**WHAT TO WORK ON**
Find, in the records below, the line that contains "Reproduce this chart with D3.js." and the line that contains "- margin.bottom, margin.top]);". Copy those two lines and everything between them exactly, but not the pictures.

**DATA PROVIDED**
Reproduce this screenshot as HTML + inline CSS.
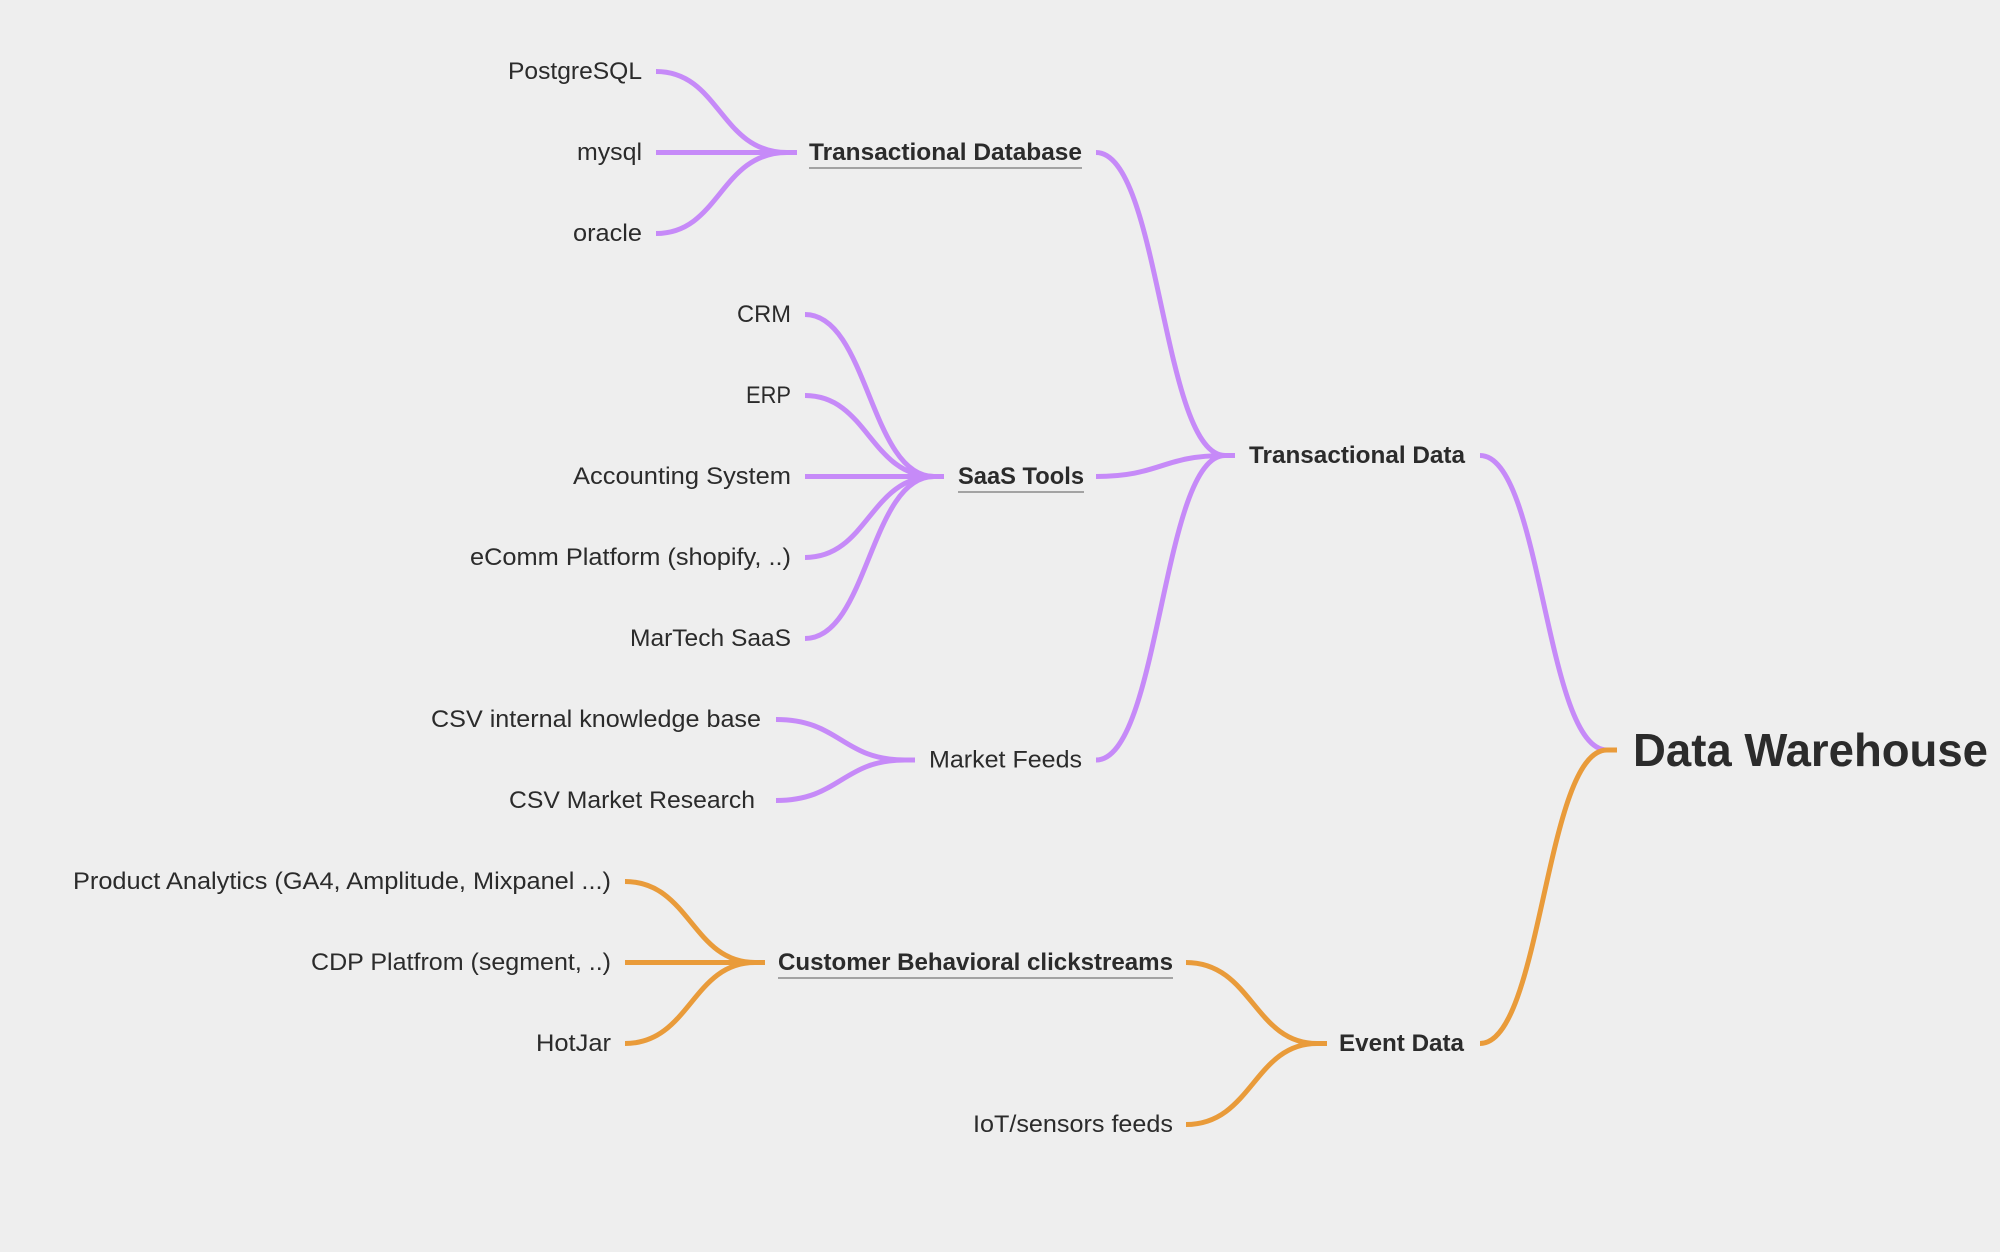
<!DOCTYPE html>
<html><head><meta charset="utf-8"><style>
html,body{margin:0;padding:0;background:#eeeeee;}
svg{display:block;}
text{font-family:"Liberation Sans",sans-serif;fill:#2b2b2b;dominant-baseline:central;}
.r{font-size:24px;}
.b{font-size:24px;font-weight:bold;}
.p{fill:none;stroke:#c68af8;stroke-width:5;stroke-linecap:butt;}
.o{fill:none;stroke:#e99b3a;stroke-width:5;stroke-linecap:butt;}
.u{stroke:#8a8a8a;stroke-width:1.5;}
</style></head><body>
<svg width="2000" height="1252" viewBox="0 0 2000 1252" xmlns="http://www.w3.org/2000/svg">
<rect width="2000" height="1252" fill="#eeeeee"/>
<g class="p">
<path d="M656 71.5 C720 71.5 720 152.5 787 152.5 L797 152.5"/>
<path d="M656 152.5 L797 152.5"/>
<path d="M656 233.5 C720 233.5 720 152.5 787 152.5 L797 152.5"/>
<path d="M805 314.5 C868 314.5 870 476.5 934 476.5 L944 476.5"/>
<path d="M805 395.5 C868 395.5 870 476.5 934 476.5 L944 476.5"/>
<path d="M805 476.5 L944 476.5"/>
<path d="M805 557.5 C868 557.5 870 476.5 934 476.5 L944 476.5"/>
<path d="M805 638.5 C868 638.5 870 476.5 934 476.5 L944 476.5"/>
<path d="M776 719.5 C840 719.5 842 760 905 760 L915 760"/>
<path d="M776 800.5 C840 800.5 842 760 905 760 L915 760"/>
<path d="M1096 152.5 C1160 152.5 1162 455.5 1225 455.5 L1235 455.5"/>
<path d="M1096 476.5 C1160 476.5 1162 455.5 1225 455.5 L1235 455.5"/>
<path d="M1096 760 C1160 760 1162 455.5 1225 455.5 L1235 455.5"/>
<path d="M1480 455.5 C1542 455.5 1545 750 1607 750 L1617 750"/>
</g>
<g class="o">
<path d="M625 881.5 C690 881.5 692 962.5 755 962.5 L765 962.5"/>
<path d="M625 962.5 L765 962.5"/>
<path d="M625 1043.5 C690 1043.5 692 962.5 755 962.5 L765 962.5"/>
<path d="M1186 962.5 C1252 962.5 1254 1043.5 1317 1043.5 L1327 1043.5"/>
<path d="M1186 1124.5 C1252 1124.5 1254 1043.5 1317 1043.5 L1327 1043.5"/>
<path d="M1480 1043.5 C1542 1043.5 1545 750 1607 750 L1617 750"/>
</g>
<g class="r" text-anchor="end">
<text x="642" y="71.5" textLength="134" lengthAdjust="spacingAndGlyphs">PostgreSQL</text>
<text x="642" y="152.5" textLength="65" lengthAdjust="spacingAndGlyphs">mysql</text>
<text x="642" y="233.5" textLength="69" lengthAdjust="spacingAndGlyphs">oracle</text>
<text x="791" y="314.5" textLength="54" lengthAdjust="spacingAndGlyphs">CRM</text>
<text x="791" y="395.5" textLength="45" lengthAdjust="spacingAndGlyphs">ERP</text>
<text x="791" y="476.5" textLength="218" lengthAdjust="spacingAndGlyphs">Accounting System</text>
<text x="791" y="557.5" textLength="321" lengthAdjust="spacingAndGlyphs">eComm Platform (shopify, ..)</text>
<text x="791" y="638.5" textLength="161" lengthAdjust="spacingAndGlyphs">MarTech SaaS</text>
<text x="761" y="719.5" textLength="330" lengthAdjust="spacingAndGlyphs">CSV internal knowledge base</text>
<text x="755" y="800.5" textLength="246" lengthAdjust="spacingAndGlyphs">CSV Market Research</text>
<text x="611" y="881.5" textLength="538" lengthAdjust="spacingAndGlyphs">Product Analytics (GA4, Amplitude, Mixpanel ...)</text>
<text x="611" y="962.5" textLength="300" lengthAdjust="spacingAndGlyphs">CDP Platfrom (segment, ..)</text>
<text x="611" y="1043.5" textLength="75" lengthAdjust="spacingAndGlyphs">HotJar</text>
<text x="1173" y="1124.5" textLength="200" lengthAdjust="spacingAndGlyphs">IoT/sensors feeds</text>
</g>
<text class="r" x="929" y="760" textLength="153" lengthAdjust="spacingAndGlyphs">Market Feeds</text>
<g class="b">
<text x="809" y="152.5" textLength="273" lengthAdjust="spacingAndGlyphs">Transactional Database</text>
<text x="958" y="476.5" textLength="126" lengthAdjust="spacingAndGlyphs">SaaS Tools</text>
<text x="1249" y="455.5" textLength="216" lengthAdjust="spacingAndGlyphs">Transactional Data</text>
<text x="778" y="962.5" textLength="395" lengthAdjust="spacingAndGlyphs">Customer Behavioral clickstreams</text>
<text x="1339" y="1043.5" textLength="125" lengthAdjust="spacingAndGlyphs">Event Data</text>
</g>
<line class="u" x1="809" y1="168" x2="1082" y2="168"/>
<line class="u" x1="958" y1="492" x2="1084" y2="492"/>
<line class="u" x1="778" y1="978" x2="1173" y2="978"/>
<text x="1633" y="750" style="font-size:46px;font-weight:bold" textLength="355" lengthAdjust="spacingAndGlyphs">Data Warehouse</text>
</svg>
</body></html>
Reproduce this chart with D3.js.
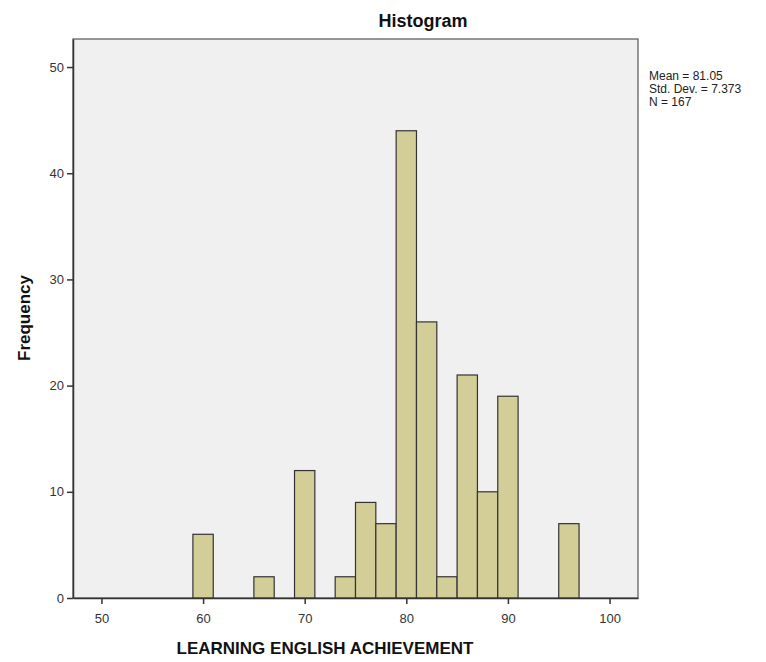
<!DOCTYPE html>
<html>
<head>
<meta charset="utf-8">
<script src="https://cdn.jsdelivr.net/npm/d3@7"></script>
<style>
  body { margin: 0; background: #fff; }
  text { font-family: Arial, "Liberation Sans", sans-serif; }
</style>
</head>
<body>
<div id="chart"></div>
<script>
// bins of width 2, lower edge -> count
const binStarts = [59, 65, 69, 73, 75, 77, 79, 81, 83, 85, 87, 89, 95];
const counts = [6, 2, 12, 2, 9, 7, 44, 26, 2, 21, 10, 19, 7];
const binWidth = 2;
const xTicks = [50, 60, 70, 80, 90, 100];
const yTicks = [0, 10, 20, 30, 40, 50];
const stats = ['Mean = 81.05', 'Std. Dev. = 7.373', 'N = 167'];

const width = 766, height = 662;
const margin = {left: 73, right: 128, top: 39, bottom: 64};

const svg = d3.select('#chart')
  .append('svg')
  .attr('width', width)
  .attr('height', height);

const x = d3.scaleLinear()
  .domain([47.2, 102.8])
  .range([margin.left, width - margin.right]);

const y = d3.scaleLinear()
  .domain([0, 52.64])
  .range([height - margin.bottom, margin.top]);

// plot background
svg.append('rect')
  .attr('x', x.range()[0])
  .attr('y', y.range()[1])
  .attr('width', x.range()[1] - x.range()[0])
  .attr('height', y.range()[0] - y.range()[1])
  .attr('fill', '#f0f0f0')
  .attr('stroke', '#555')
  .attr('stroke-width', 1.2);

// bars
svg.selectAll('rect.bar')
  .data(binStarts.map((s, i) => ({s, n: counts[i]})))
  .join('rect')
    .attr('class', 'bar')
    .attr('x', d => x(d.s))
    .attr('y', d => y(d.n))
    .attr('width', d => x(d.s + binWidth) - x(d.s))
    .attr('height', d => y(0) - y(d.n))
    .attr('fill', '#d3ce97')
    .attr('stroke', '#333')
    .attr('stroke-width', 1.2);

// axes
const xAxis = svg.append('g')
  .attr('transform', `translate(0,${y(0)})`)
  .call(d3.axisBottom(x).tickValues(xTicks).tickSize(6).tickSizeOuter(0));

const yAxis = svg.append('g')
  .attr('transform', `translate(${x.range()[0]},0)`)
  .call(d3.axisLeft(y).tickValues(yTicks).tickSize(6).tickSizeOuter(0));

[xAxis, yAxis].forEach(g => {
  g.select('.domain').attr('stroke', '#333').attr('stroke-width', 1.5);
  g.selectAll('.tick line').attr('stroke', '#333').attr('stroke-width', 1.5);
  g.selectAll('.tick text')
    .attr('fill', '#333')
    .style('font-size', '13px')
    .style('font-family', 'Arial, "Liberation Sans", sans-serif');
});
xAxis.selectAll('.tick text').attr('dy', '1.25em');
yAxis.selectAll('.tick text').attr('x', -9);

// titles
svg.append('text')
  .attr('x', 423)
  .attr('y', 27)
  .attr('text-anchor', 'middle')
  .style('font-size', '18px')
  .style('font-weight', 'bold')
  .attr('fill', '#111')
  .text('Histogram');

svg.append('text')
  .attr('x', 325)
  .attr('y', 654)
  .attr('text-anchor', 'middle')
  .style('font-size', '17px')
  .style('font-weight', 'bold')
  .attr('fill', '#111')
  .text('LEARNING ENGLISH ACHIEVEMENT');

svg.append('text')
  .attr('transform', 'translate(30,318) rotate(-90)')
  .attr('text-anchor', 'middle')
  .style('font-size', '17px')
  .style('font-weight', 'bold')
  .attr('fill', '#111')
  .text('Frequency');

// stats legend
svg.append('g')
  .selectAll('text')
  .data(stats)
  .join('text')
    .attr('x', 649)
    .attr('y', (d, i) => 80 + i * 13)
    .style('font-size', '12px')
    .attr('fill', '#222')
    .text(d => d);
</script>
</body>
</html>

**THE REPLY**
Reproduce this chart with D3.js.
<!DOCTYPE html>
<html>
<head>
<meta charset="utf-8">
<script src="https://cdn.jsdelivr.net/npm/d3@7"></script>
<style>
  body { margin: 0; background: #fff; }
  text { font-family: Arial, "Liberation Sans", sans-serif; }
</style>
</head>
<body>
<div id="chart"></div>
<script>
// bins of width 2, lower edge -> count
const binStarts = [59, 65, 69, 73, 75, 77, 79, 81, 83, 85, 87, 89, 95];
const counts = [6, 2, 12, 2, 9, 7, 44, 26, 2, 21, 10, 19, 7];
const binWidth = 2;
const xTicks = [50, 60, 70, 80, 90, 100];
const yTicks = [0, 10, 20, 30, 40, 50];
const stats = ['Mean = 81.05', 'Std. Dev. = 7.373', 'N = 167'];

const width = 766, height = 662;
const margin = {left: 73, right: 128, top: 39, bottom: 64};

const svg = d3.select('#chart')
  .append('svg')
  .attr('width', width)
  .attr('height', height);

const x = d3.scaleLinear()
  .domain([47.2, 102.8])
  .range([margin.left, width - margin.right]);

const y = d3.scaleLinear()
  .domain([0, 52.64])
  .range([height - margin.bottom, margin.top]);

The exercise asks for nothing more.